Тридцать лет семья, проживающая в служебной квартире от СЛДК, стоит в очереди на улучшение жилищных условий, и уже не верит, что чего-то дождется. Куда только за это время они не обратились. Даже с губернатором хотели посоветоваться, но их на порог не пустили — глава региона такими делами не занимается, идите к градоначальнику.
С Игорем Годзишем познакомились, только он развел руками — как я вам могу что-то дать без очереди, это не по закону. Здание мэрии не принадлежит. Собственником был СЛДК, но перед тем, как преобразоваться в Поморскую лесопильную компанию Архангельска, комбинат распродавал все имущество. В том числе и этот дом. Объект выставили на аукцион. Конечно, никто им не заинтересовался. В итоге самим старикам предложили купить дом. Сначала за 500 тысяч. Потом, как в «Поле чудес», пошли торги — за сорок тысяч. Дошло до абсурда — за 15.
— А зачем нам покупать эту развалюху? — говорит пенсионерка. — Нам говорят: «Как зачем? А на дрова!?». А жить-то где?
Зачем в этом замке овчарки
Градоначальник предложил написать заявление на предоставление жилого помещения маневренного фонда, Бровины сначала не хотели — в таких случаях переселяют из гнилушки в гнилушку, и временный угол становится постоянным. Однако от безысходности написали такое заявление спустя время, только им отказали — дочка на тот момент взяла ипотеку на квартиру в новостройке — это и стало причиной отказа. Пенсионеры негодуют — они думают, мы не окажемся на улице, раз у родни есть площадь? Что это за законы? Только площадь эта — 30 квадратов в однушке, где итак тесно дочери с внучкой.
— До Великой Отечественной войны здесь не было жилых помещений. Люди стали приходить с войны, и в пожарной части стали делать комнатки, — говорит нам Алексей Григорьевич. — Понатыкали печек, — заселяйтесь. Работники нужны, а жилье — только такое. Печка крохотная, топим, но все равно замерзаем. Родственники подарили нам электрические простыни... Эти чудеса прогресса нас и спасают от холода.
Бровины живут, как на пороховой бочке. И холод — не самое страшное. Боятся, что дом рухнет. Боятся, что когда-нибудь нападут на них, — уже не раз в дырявую деревяшку залезали бродяги. Старикам даже приходилось обороняться — пьяные неприятели не всегда уходят, когда просишь по-хорошему. Как-то раз дед решил их выпроводить — до сих пор рука побаливает, мышцу порвал, когда их выталкивал. Так что единственное спасение — две большие овчарки — Деля и Вера.

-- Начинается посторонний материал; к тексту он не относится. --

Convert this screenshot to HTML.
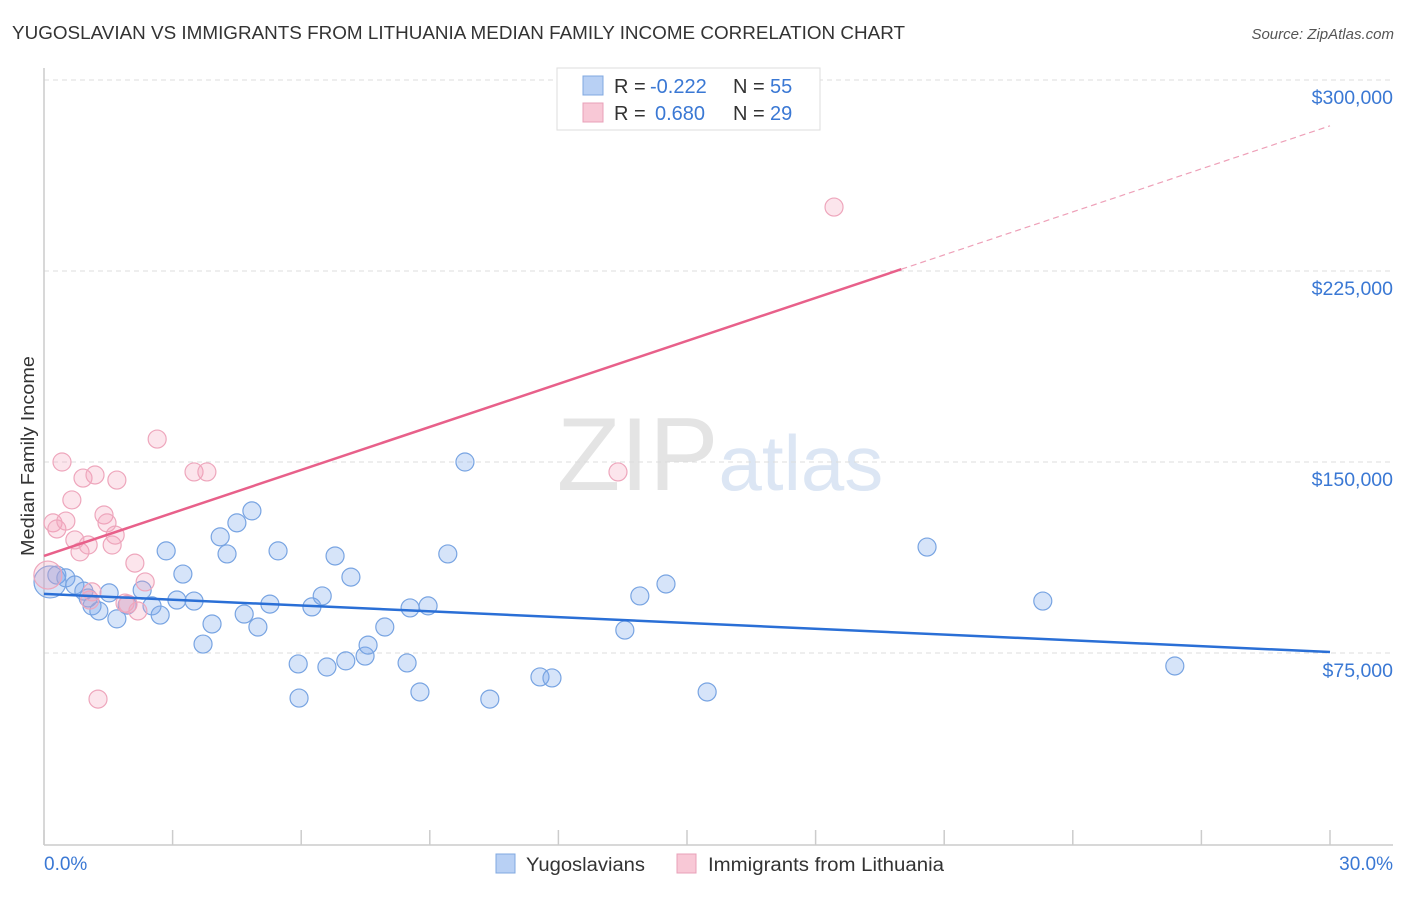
<!DOCTYPE html>
<html><head><meta charset="utf-8"><style>
body{margin:0;background:#fff;font-family:"Liberation Sans",sans-serif;}
svg text{font-family:"Liberation Sans",sans-serif;}
</style></head><body>
<svg id="chart" width="1406" height="892" xmlns="http://www.w3.org/2000/svg">
<text x="12" y="39" font-size="18" fill="#333" textLength="893" lengthAdjust="spacingAndGlyphs">YUGOSLAVIAN VS IMMIGRANTS FROM LITHUANIA MEDIAN FAMILY INCOME CORRELATION CHART</text>
<text x="1394" y="39" font-size="15" fill="#555" text-anchor="end" font-style="italic">Source: ZipAtlas.com</text>
<text x="720" y="490" font-size="104" fill="#e4e4e4" text-anchor="middle" font-family="Liberation Serif">ZIP<tspan fill="#dce6f4" font-family="Liberation Sans" font-size="78">atlas</tspan></text>
<g id="grid"></g>
<line x1="44" y1="68" x2="44" y2="845" stroke="#ccc" stroke-width="1.5"/>
<line x1="44" y1="845" x2="1393" y2="845" stroke="#ccc" stroke-width="1.5"/>
<g id="xticks"></g>
<text transform="translate(34,456) rotate(-90)" font-size="18" fill="#333" text-anchor="middle" textLength="200" lengthAdjust="spacingAndGlyphs">Median Family Income</text>
<text x="44" y="870" font-size="19" fill="#3a78d4">0.0%</text>
<text x="1393" y="870" font-size="19" fill="#3a78d4" text-anchor="end">30.0%</text>
<g id="pts"></g>
<g id="lines"></g>
<g>
<rect x="557" y="68" width="263" height="62" fill="#fff" stroke="#ddd"/>
<rect x="583" y="76" width="20" height="19" fill="#b8d0f4" stroke="#80a8e0"/>
<rect x="583" y="103" width="20" height="19" fill="#f8c8d6" stroke="#e8a0b8"/>
<text x="614" y="93" font-size="20" fill="#333">R = <tspan fill="#3a78d4" x="650">-0.222</tspan><tspan x="733">N = </tspan><tspan fill="#3a78d4" x="770">55</tspan></text>
<text x="614" y="120" font-size="20" fill="#333">R = <tspan fill="#3a78d4" x="655">0.680</tspan><tspan x="733">N = </tspan><tspan fill="#3a78d4" x="770">29</tspan></text>
</g>
<g>
<rect x="496" y="854" width="19" height="19" fill="#b8d0f4" stroke="#80a8e0"/>
<text x="526" y="871" font-size="19" fill="#333" textLength="119" lengthAdjust="spacingAndGlyphs">Yugoslavians</text>
<rect x="677" y="854" width="19" height="19" fill="#f8c8d6" stroke="#e8a0b8"/>
<text x="708" y="871" font-size="19" fill="#333" textLength="236" lengthAdjust="spacingAndGlyphs">Immigrants from Lithuania</text>
</g>
</svg>
<script>
const yTicks=[75000,150000,225000,300000];
const yTickLabels=["$75,000","$150,000","$225,000","$300,000"];
const xTicks=[0,3,6,9,12,15,18,21,24,27,30];
const blueX=[0.14,0.30,0.51,0.72,0.93,1.03,1.12,1.28,1.52,1.70,1.94,2.29,2.52,2.71,2.85,3.10,3.24,3.50,3.71,3.92,4.11,4.27,4.50,4.67,4.85,4.99,5.27,5.46,5.93,5.95,6.25,6.49,6.60,6.79,7.04,7.16,7.49,7.56,7.95,8.47,8.54,8.77,8.96,9.42,9.82,10.40,11.57,11.85,13.55,13.90,14.51,15.47,20.60,23.30,26.38];
const blueY=[102.9,105.6,104.5,101.7,99.3,96.6,93.5,91.5,98.6,88.4,93.8,99.7,93.5,89.9,115.1,95.8,106.0,95.4,78.5,86.4,120.6,113.9,126.1,90.3,130.8,85.2,94.2,115.1,70.7,57.3,93.1,97.4,69.5,113.1,71.9,104.8,73.8,78.1,85.2,71.1,92.7,59.7,93.5,113.9,150.0,56.9,65.6,65.2,84.0,97.4,102.1,59.7,116.6,95.4,69.9];
const pinkX=[0.09,0.21,0.30,0.42,0.51,0.65,0.72,0.84,0.91,1.03,1.07,1.12,1.19,1.26,1.40,1.47,1.59,1.66,1.70,1.89,1.96,2.12,2.19,2.36,2.64,3.50,3.80,13.39,18.43];
const pinkY=[105.6,126.1,123.7,150.0,126.8,135.1,119.4,114.7,143.7,117.4,95.8,99.0,144.9,56.9,129.2,126.1,117.4,121.3,142.9,94.6,94.2,110.3,91.5,102.9,159.0,146.1,146.1,146.1,250.1];
const blueTrend=[98.2,75.4];
const pinkTrend=[113.1,282.0];
const pinkSolidEnd=20.0;
const X=v=>44+v/30*1286;
const Y=k=>653-(k-75)/75*191;
const NS="http://www.w3.org/2000/svg";
function mk(tag,attrs,parent){const e=document.createElementNS(NS,tag);for(const a in attrs)e.setAttribute(a,attrs[a]);parent.appendChild(e);return e;}
const grid=document.getElementById('grid');
yTicks.forEach((t,i)=>{const y=Y(t/1000);
const l=mk('line',{x1:44,x2:1393,y1:y,y2:y,stroke:'#ddd','stroke-dasharray':'5,4'},grid);


const tx=mk('text',{x:1393,y:y+24,'font-size':19.5,fill:'#3a78d4','text-anchor':'end'},grid);
tx.textContent=yTickLabels[i];

});
const xt=document.getElementById('xticks');
xTicks.forEach(t=>{const l=mk('line',{x1:X(t),x2:X(t),y1:830,y2:845,stroke:'#ccc','stroke-width':1.5},xt);

});
const pts=document.getElementById('pts');
blueX.forEach((x,i)=>{const c=mk('circle',{cx:X(x),cy:Y(blueY[i]),r:i===0?16:9,fill:'rgba(120,165,235,0.3)',stroke:'#78a4e2','stroke-width':1.2},pts);

});
pinkX.forEach((x,i)=>{const c=mk('circle',{cx:X(x),cy:Y(pinkY[i]),r:i===0?14:9,fill:'rgba(245,160,185,0.28)',stroke:'#eea6bc','stroke-width':1.2},pts);

});
const lines=document.getElementById('lines');
const pAt=x=>pinkTrend[0]+(pinkTrend[1]-pinkTrend[0])*x/30;
let l1=mk('line',{x1:X(0),y1:Y(blueTrend[0]),x2:X(30),y2:Y(blueTrend[1]),stroke:'#2a6fd6','stroke-width':2.5},lines);


let l2=mk('line',{x1:X(0),y1:Y(pAt(0)),x2:X(pinkSolidEnd),y2:Y(pAt(pinkSolidEnd)),stroke:'#e8608a','stroke-width':2.5},lines);


let l3=mk('line',{x1:X(pinkSolidEnd),y1:Y(pAt(pinkSolidEnd)),x2:X(30),y2:Y(pAt(30)),stroke:'#eea0b8','stroke-width':1.2,'stroke-dasharray':'6,4'},lines);


</script>
</body></html>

Когда у Бровиных сил было побольше, держали свиней — во дворе у них был хлев. Сегодня только огород. И баня. У этой пары уже есть и внуки, и правнуки — в гости звать родню — в такой-то дом — просто стыдно. Да и старики так воспитаны — не жалуются близким. Так и живут. Сами таскают воду с колонки. Сами выращивают овощи. Сами ведрами вычерпывают воду с коридора, когда с крыши течет. Управляющей компании нет, дератизацию проводят тоже, как умеют. Как-то травили крыс — мертвые грызуны под печкой остались, — от запаха гнили можно было задохнуться. Пришлось пол вскрывать. Туалет в доме аварийный, туда даже не заглядывают, купили био.
— Может быть, все просто ждут, пока мы умрем? — говорит Галина. — Тогда и дом можно будет сломать. А пока что наши обращения и документы мистически пропадают из соломбальской администрации, мы продолжаем знакомиться с очередными руководителями в разных инстанциях — за тридцать лет их сменилось немало. Кто-то обещает помочь, но это только слова. Кто-то просто выставляет за дверь. Вся жизнь прошла за этими бумажками... ПЛК до нас дела нет, администрации Архангельска — тоже. Дом как будто ничей, все ждут когда последних жильцов не станет. Только мы еще поживем — в июне будет 55 лет, как мы вместе.